El juicio contra Álvaro Uribe tiene ecos de la degradación del sistema de justicia en Colombia, encarnada por jueces nefastos como Francisco Ricaurte, Gustavo Malo, Leonidas Bustos y otros.
La jueza 44 Penal del Circuito de Bogotá convirtió un proceso penal en un espectáculo de persecución política, caracterizado por actos y gestos de parcialidad, incompetencia y desprecio por el debido proceso, vulnerando los derechos del presidente Uribe y su defensa. Este evento se había convertido en un insulto al estado de derecho, hasta que la Corte Suprema de Justicia intervino para poner freno a la prevaricación.
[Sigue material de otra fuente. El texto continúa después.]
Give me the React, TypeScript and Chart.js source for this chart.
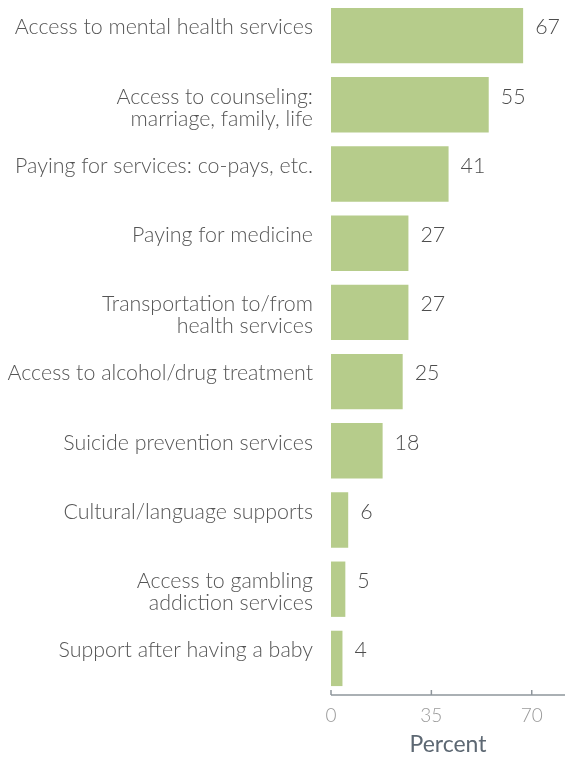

En su providencia, la Corte señaló errores garrafales de la jueza, si es que pueden llamarse «errores» a actos que parecen motivados por la mala fe:
– Que incurrió en defectos orgánicos y procedimentales absolutos.
– Que esos errores evidencian su arrogancia y desconocimiento de la ley.
– Que usurpó competencias al decidir sobre su propia recusación.
– Que dicha usurpación constituye un acto de prepotencia judicial que la convirtió en juez y parte, violando el artículo 60 de la Ley 906 de 2004, que ordena remitir tales incidentes a un juez homólogo.
– Que en lugar de acatar esa norma clara, recurrió indebidamente al Código General del Proceso, bajo el pretexto falaz de un vacío normativo que la Corte Suprema desmintió.
– Que esa distorsión jurídica no fue un error técnico, sino un intento deliberado de justificar su sesgo y mantener el control del proceso.
– Que su parcialidad se torna aún más escandalosa al rechazar la recusación tildándola de «maniobra dilatoria» (en palabras de la Corte), lo que prejuzgó las intenciones de la defensa y negó un derecho procesal legítimo, diseñado precisamente para garantizar la imparcialidad.
– Que cerró toda posibilidad de impugnación, bloqueando el acceso a la justicia del acusado y actuando con una impunidad que, según la Corte Suprema, constituye un abuso de poder.
Más allá de los yerros señalados por la Corte, los ciudadanos que han seguido la transmisión del juicio evidenciaron un trato diferencial: mientras al presidente Uribe lo llamaba con desdén «señor Uribe» o «señor sindicado», a sus acusadores —Iván Cepeda, Luis Eduardo Montealegre y Jorge Perdomo— los exaltaba con títulos como «doctor» o «senador», con una deferencia reverencial que delataba su alineación con los contradictores políticos del expresidente.
La jueza 44 permitió que el juicio se convirtiera en un feudo de matonería procesal, en el que las supuestas «víctimas» operaban con total impunidad y en compadrazgo con la fiscal: intercambiaban mensajes de texto en plena audiencia, se pasaban papelitos sospechosos, hacían señales a testigos, traficaban información privilegiada y, en un acto de burla absoluta, proyectaron material pornográfico. Lejos de imponer orden, la jueza y la fiscal optaron por la risa en algunos casos y por el silencio cómplice en otros, permitiendo que la sala se transformara en un circo mediático donde los aliados de los acusadores intimidaban a los testigos y manipulaban el proceso.
Ese no fue un caos accidental; era una estrategia calculada para garantizar un desenlace predeterminado, mientras cualquier intento de la defensa por hacer valer sus garantías era desestimado con desprecio. Ese proceso viciado no surgió en el vacío. Es un legado directo del daño infligido por el «cártel de la toga» al estado de derecho. Ese escándalo nos recuerda que magistrados de la Corte Suprema —hoy, gracias a Dios, condenados por prevaricación y asociación ilícita— convirtieron la justicia en un instrumento político al servicio de intereses ideológicos.
Durante el gobierno de Uribe, su política de Seguridad Democrática desató la furia de sectores que, bajo el disfraz de «víctimas», encontraron en jueces corruptos a aliados para perseguir a quienes desafiaban su narrativa. Animados por los mismos que hoy apoyan el petrosantismo, el «cártel» politizó la justicia, transformándola en un arma contra la Seguridad Democrática y la reforma del Estado.
El juicio contra Uribe es una herencia tóxica de magistrados amigos del senador amigo de las FARC, quienes interceptaron ilegalmente su teléfono y planificaron una vendetta con ropajes legales para obligarlo a renunciar al Senado, apartarlo de la dirección de su partido y descalificarlo como líder de la nación colombiana. Creían haber dejado preescrita una condena antes de las pruebas y esperaban que una jueza facilitara una revancha que trasciende lo judicial.
La Corte Suprema ha dejado claro que la conducta de la jueza violó la normativa penal y los principios fundamentales de la administración de justicia. Ojalá no solo la aparten del caso, sino que también enfrente consecuencias disciplinarias y penales por haber convertido su tribunal en un espacio de persecución y anarquía.